((Excerpt from, "The Art of Everyday Joe: A Collector's Journal"))
It has happened to me so many times that I now consider it part of any art museum or gallery visit.
Lost again! Why does this constantly happen to me? It actually happened to me earlier today en route to the Mint Museum here in Charlotte, North Carolina. First of all, I visited the Mint Art & Design Museum location right in the heart of downtown. No new exhibition since my last visit. Fine. I asked the lady at the front desk how I could get to the "main" museum.
"It's a bit out of the way, but you'll be fine," she said after giving me a map and a posted note with written directions, in addition to her verbal cues. Okay, let me just admit it. I don't know what it is ... but when people give me directions to somewhere, I just sort of drift off mentally. I don't know what it is. Perhaps it's because in the Midwest and in the South, people tend to direct you based upon monuments. I wish that I had a dime for every time I got directions that began like this ...
"Oh, when you see the Exxon station that’s directly across the street from the elementary school that burned down four years ago because little Toby Smith was playing with matches in the boy’s room, but since then, the school has been rebuilt, turn left … NO, sorry, I mean right!" Okkkaaayyyyy, thanks! It's just too much information to process. So, right then I think, "I'll figure out myself!"
However, this wasn't the case with the Mint Museum lady. She was quite clear and cordial. She gave me everything I needed. "Go down here, make a right onto 7th street," she said, "Continue down past Independence Boulevard to Hawthorne Lane, make another right and take Hawthorne down to 4th street which actually becomes Randolph Road and just follow Randolph to the museum which is right here," she said showing me on the map. "Simple enough," I thought.

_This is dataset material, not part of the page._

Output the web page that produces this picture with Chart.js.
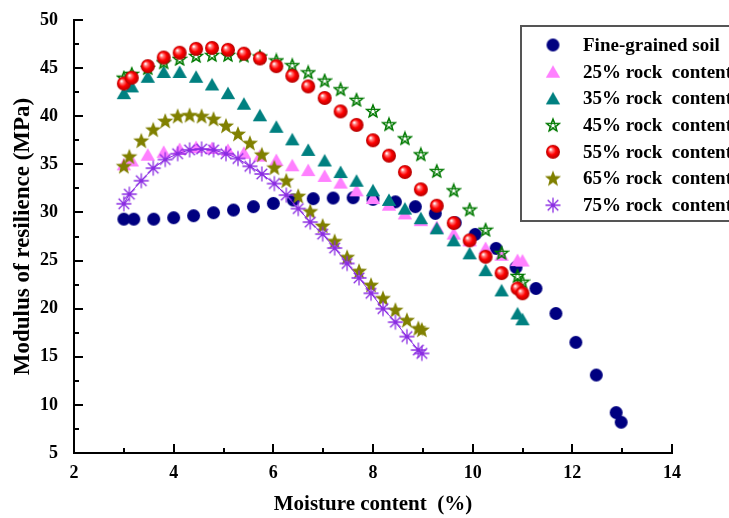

"By the way," she said, "This map is not to scale!" Famous last words.
Needless to say, I got lost.
This is where postal, UPS or Fed-Ex carriers are worth their weight in King Tut's gold. I spotted a postal carrier, beeped as she was pulling out of a driveway and asked her! "I'm sorry, where's the Mint Museum?" I said. "I can't find it!" "Turn back here and go down about four blocks, Hon," she said. "It'll be on the right." WONDERFUL. I finally did get there, thanks to the U.S. Postal Service!
Which brings me to this ... I have gotten lost on the way to the Mint, the DeYoung in San Francisco, the Cincinnati Museum of Art and the Miami Art Museum among other art institutions. These organizations are always talking about ways to boost attendance and membership. How about starting with some good, solid directions? Here's what I really mean. All major city airports should have cultural offices equipped with people specifically trained to give visitors RELIABLE directions to tourist sites. People should also know what to expect about parking and admission fees BEFORE they arrive. Using the internet isn't good enough. In addition, cities need to do a BETTER job at posting road markers from every direction that lead people to their cultural institutions. As things stand now, it's WAY too easy for the Everyday Joe tourist to get frustrated and lost on the way to the Mint and just give up. It's easier to take in a movie at a multiplex theater. I've NEVER gotten lost trying to find one of those! Have you?
Back to my own responsibility, though. It's not the Mint Museum lady's fault that I got lost. I need to do a better job at preparing for these art trips ahead of time. I'm also working on listening while I'm actually getting directions.
Still, I have to admit. There's something about getting lost that's liberating ... as long as it's during daylight hours, anyway. Getting lost is the price you pay for being a non-listening, hard-headed, free-spirit. It's not the end of the world. It can be the beginning. Getting lost can actually be an adventure if you don't have any pressing commitments or obligations. I stumbled upon what looked like old downtown Charlotte, which is quite charming and I saw some lovely, old, traditional houses amid pastoral settings. Nice.
So what if I got lost on the way to the Mint? I eventually found it ... and the treasure inside was more than worth the harried hunt.